Applying boolean filters or metadata-based pre-filtering alongside vector similarity search can significantly influence query performance by balancing speed, accuracy, and resource usage. Here’s how:
1. Reduced Search Space and Computational Overhead Pre-filtering narrows the dataset by excluding irrelevant entries before performing vector comparisons. For example, in a product recommendation system, filtering items by availability or region before similarity search reduces the number of vectors to process. This directly lowers computational costs, especially with selective filters (e.g., removing 90% of data). However, if filters are too broad (e.g., removing only 10%), the overhead of applying them might outweigh the benefits. Databases like Milvus optimize this by integrating inverted indexes for metadata with vector indexes, enabling efficient joint filtering. If the metadata aligns with the vector index structure (e.g., partitioning data by category in IVF), the search becomes faster as fewer partitions are scanned.
2. Impact on Result Quality and Latency Aggressive pre-filtering risks excluding relevant vectors that meet similarity criteria but fail metadata conditions. For instance, filtering movies by genre before similarity search might miss cross-genre recommendations. Conversely, post-filtering (applying metadata checks after vector search) ensures similarity is prioritized but may waste resources on invalid results. Hybrid approaches, like PostgreSQL’s pgvector with HNSW, allow scoring and filtering in a single pass, balancing accuracy and speed. The optimal approach depends on the use case: strict metadata constraints (e.g., legal compliance) justify pre-filtering, while exploratory searches benefit from post-filtering.

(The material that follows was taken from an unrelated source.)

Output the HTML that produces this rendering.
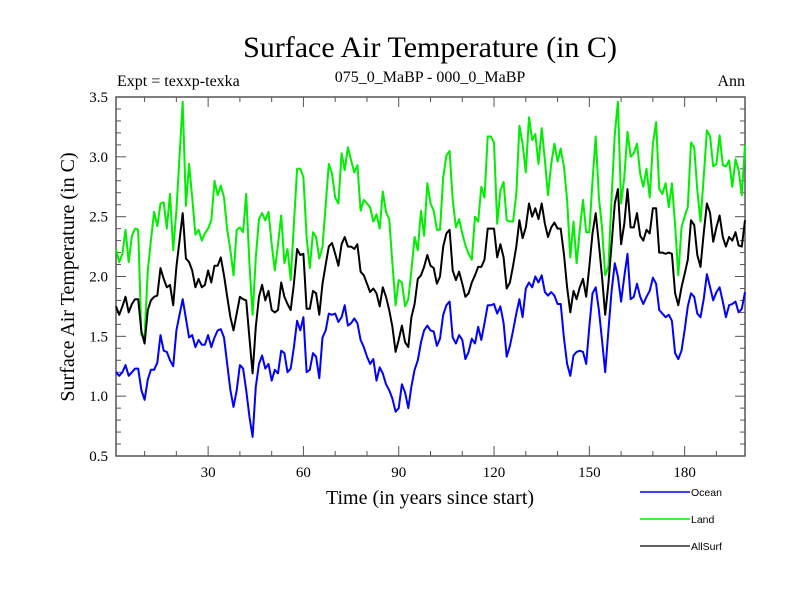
<!DOCTYPE html>
<html><head><meta charset="utf-8"><style>
body{margin:0;background:#fff;}
svg text{font-family:"Liberation Serif",serif;}
</style></head><body>
<svg id="chart" width="800" height="600" xmlns="http://www.w3.org/2000/svg">
<rect width="800" height="600" fill="#fff"/>
<text x="430" y="57" font-size="30" text-anchor="middle">Surface Air Temperature (in C)</text>
<text x="117" y="86" font-size="16">Expt = texxp-texka</text>
<text x="430" y="82" font-size="16" text-anchor="middle">075_0_MaBP - 000_0_MaBP</text>
<text x="745" y="86" font-size="16" text-anchor="end">Ann</text>
<text transform="translate(74,277) rotate(-90)" font-size="20" text-anchor="middle">Surface Air Temperature (in C)</text>
<text x="430" y="504" font-size="20" text-anchor="middle">Time (in years since start)</text>
<g id="axes"></g>
<g id="series"></g>
<g id="legend"></g>
</svg>
<script>
const years=[];for(let i=1;i<=199;i++)years.push(i);
const land=[2.23,2.12,2.19,2.39,2.12,2.34,2.40,2.39,1.51,1.50,2.05,2.30,2.54,2.42,2.61,2.62,2.40,2.69,2.22,2.55,3.00,3.46,2.59,2.94,2.66,2.35,2.39,2.30,2.36,2.40,2.47,2.80,2.68,2.76,
2.66,2.39,2.22,2.01,2.39,2.41,2.37,2.69,2.11,1.68,2.16,2.48,2.53,2.47,2.54,2.27,2.05,2.27,2.51,2.11,2.23,1.97,2.44,2.90,2.90,2.83,2.33,2.07,2.37,2.33,2.15,2.25,
2.60,2.94,2.86,2.66,2.61,3.03,2.89,3.08,2.97,2.87,2.93,2.55,2.64,2.61,2.58,2.46,2.52,2.40,2.71,2.54,2.48,2.11,1.76,1.97,1.95,1.75,1.81,2.05,2.33,2.22,2.55,2.34,2.78,2.61,
2.55,2.39,2.39,2.83,3.01,3.05,2.64,2.41,2.48,2.36,2.26,2.19,2.14,2.50,2.46,2.75,2.66,3.17,3.17,3.12,2.44,2.72,2.79,2.47,2.46,2.46,2.69,3.26,3.11,2.87,3.33,3.14,3.19,
2.94,3.24,2.97,2.68,2.94,3.11,2.96,3.07,2.92,2.64,2.16,2.46,2.11,2.39,2.64,2.37,2.37,2.80,3.17,2.66,2.41,2.01,2.08,2.66,3.19,3.46,2.61,2.83,3.21,3.00,3.03,3.11,2.86,
2.75,2.90,2.66,3.11,3.29,2.73,2.69,2.78,2.58,2.78,2.43,2.01,2.41,2.50,2.58,3.12,3.08,2.72,2.46,2.83,3.22,3.17,2.92,2.94,3.18,2.93,2.92,2.97,2.75,2.98,2.89,2.68,3.10];
const allsurf=[1.75,1.68,1.75,1.83,1.70,1.77,1.81,1.81,1.54,1.44,1.72,1.80,1.83,1.84,2.07,1.98,1.91,1.93,1.76,2.08,2.30,2.53,2.15,2.12,2.05,1.91,1.98,1.91,1.93,2.05,1.95,2.09,2.09,2.16,
2.01,1.83,1.66,1.55,1.69,1.83,1.81,1.80,1.49,1.19,1.58,1.83,1.93,1.80,1.88,1.72,1.70,1.72,1.95,1.83,1.77,1.72,1.94,2.23,2.18,2.19,1.73,1.73,1.88,1.86,1.68,1.94,
2.10,2.25,2.28,2.19,2.09,2.27,2.33,2.25,2.25,2.23,2.27,2.04,2.01,1.94,1.87,1.90,1.86,1.75,1.91,1.83,1.72,1.58,1.37,1.47,1.59,1.45,1.41,1.66,1.77,1.98,2.01,2.08,2.18,2.09,
2.07,1.94,2.00,2.25,2.36,2.39,2.05,1.97,2.04,1.94,1.83,1.86,1.95,2.01,2.08,2.08,2.14,2.40,2.40,2.40,2.16,2.27,2.16,1.90,1.95,2.09,2.25,2.47,2.32,2.41,2.61,2.50,2.57,
2.48,2.61,2.44,2.33,2.41,2.45,2.40,2.40,2.19,1.91,1.70,1.88,1.81,1.91,1.98,1.83,2.08,2.36,2.53,2.27,2.00,1.68,1.94,2.27,2.61,2.73,2.27,2.44,2.73,2.41,2.41,2.53,2.34,
2.30,2.39,2.36,2.57,2.57,2.20,2.20,2.19,2.20,2.19,1.86,1.76,1.91,2.02,2.14,2.47,2.43,2.18,2.08,2.36,2.61,2.53,2.29,2.41,2.51,2.33,2.25,2.33,2.30,2.37,2.26,2.25,2.47];
const ocean=[1.20,1.17,1.20,1.26,1.17,1.20,1.23,1.23,1.05,0.97,1.14,1.22,1.22,1.28,1.51,1.38,1.37,1.30,1.25,1.55,1.68,1.81,1.65,1.49,1.51,1.41,1.47,1.43,1.43,1.51,1.41,1.49,1.55,1.56,
1.49,1.27,1.05,0.91,1.05,1.26,1.23,1.05,0.83,0.66,1.08,1.27,1.34,1.23,1.27,1.13,1.22,1.19,1.38,1.36,1.20,1.23,1.41,1.63,1.55,1.66,1.20,1.22,1.36,1.33,1.15,1.49,
1.55,1.69,1.68,1.69,1.62,1.66,1.76,1.59,1.61,1.65,1.61,1.47,1.41,1.33,1.27,1.31,1.13,1.24,1.19,1.10,1.05,0.98,0.87,0.90,1.10,1.03,0.90,1.08,1.22,1.30,1.45,1.55,1.59,1.55,
1.54,1.42,1.48,1.68,1.76,1.79,1.49,1.44,1.51,1.47,1.31,1.37,1.48,1.44,1.58,1.47,1.61,1.76,1.76,1.77,1.69,1.75,1.61,1.33,1.42,1.55,1.69,1.81,1.66,1.90,1.95,1.91,2.00,
1.95,2.01,1.87,1.84,1.87,1.84,1.77,1.77,1.49,1.27,1.17,1.34,1.37,1.38,1.37,1.27,1.58,1.86,1.91,1.72,1.47,1.20,1.55,1.88,2.11,2.00,1.79,2.00,2.19,1.81,1.83,1.94,1.83,
1.77,1.83,1.88,1.99,1.94,1.72,1.69,1.66,1.68,1.63,1.36,1.31,1.38,1.55,1.75,1.86,1.83,1.69,1.66,1.81,2.02,1.91,1.80,1.87,1.91,1.79,1.66,1.76,1.77,1.79,1.70,1.73,1.87];
const xTicks=[30,60,90,120,150,180];
const yTicks=[0.5,1.0,1.5,2.0,2.5,3.0,3.5];
const yTickLabels=["0.5","1.0","1.5","2.0","2.5","3.0","3.5"];
const seriesNames=["Ocean","Land","AllSurf"];

const L=116,R=745,T=97,B=456,X0=1,X1=199,Y0=0.5,Y1=3.5;
const sx=v=>L+(v-X0)*(R-L)/(X1-X0);
const sy=v=>B-(v-Y0)*(B-T)/(Y1-Y0);
const NS="http://www.w3.org/2000/svg";
function mk(tag,attrs,parent){const e=document.createElementNS(NS,tag);for(const k in attrs)e.setAttribute(k,attrs[k]);parent.appendChild(e);return e;}
const axes=document.getElementById('axes');
const frame=mk('rect',{x:L,y:T,width:R-L,height:B-T,fill:'none',stroke:'#555','stroke-width':1.5},axes);


// minor y ticks
for(let v=Y0;v<=Y1+1e-9;v+=0.1){
  const major=Math.abs(v*2-Math.round(v*2))<1e-6;
  const len=major?10:5;
  const t1=mk('line',{x1:L,x2:L+len,y1:sy(v),y2:sy(v),stroke:'#555','stroke-width':1},axes);
  
  
  const t2=mk('line',{x1:R,x2:R-len,y1:sy(v),y2:sy(v),stroke:'#555','stroke-width':1},axes);
  
  
}
yTicks.forEach((v,i)=>{
  const t=mk('text',{x:L-8,y:sy(v)+5,'font-size':15,'text-anchor':'end'},axes);
  t.textContent=yTickLabels[i];
  
  
});
for(let v=10;v<X1;v+=10){
  const major=v%30===0;const len=major?10:5;
  const a=mk('line',{x1:sx(v),x2:sx(v),y1:B,y2:B-len,stroke:'#555','stroke-width':1},axes);
  
  
  const b=mk('line',{x1:sx(v),x2:sx(v),y1:T,y2:T+len,stroke:'#555','stroke-width':1},axes);
  
  
}
xTicks.forEach(v=>{
  const t=mk('text',{x:sx(v),y:B+21,'font-size':15,'text-anchor':'middle'},axes);
  t.textContent=String(v);
  
  
});
const sg=document.getElementById('series');
const colors=['#0000ff','#00ee00','#000000'];
const data=[ocean,land,allsurf];
[1,2,0].forEach(i=>{
  const arr=data[i];
  const pts=arr.map((v,k)=>sx(years[k]).toFixed(1)+','+sy(v).toFixed(1)).join(' ');
  const p=mk('polyline',{points:pts,fill:'none',stroke:colors[i],'stroke-width':2,'stroke-linejoin':'round'},sg);
  
  
});
const lg=document.getElementById('legend');
const legY=[492,519,546];
seriesNames.forEach((n,i)=>{
  const g=mk('g',{},lg);
  
  
  mk('line',{x1:640,x2:690,y1:legY[i],y2:legY[i],stroke:colors[i],'stroke-width':i==2?1.2:1.5},g);
  const t=mk('text',{x:691,y:legY[i]+4,'font-size':10.5,'font-family':'Liberation Sans, sans-serif'},g);
  t.setAttribute('style','font-family:"Liberation Sans",sans-serif');
  t.textContent=n;
});
</script>
</body></html>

3. Indexing and Query Optimization Performance hinges on how metadata is indexed and integrated with vector search. Databases that support composite indexes (e.g., Elasticsearch’s keyword-vector mappings) avoid separate lookups, speeding up queries. For time-series data, a timestamp metadata filter paired with a time-partitioned vector index can skip irrelevant partitions entirely. However, if metadata isn’t indexed (e.g., stored in a separate B-tree), filtering adds latency. Caching frequently used filtered subsets (e.g., popular product categories) also improves performance, but dynamic filters (e.g., user-specific access controls) limit caching benefits. Tools like FAISS lack native metadata support, requiring custom pre/post-processing, while dedicated vector databases handle this more seamlessly.
In summary, metadata pre-filtering improves performance when filters are selective, metadata is well-indexed, and the database integrates filtering with vector search. Poorly implemented filters or misaligned indexes can degrade performance, making it critical to profile queries and leverage database-specific optimizations.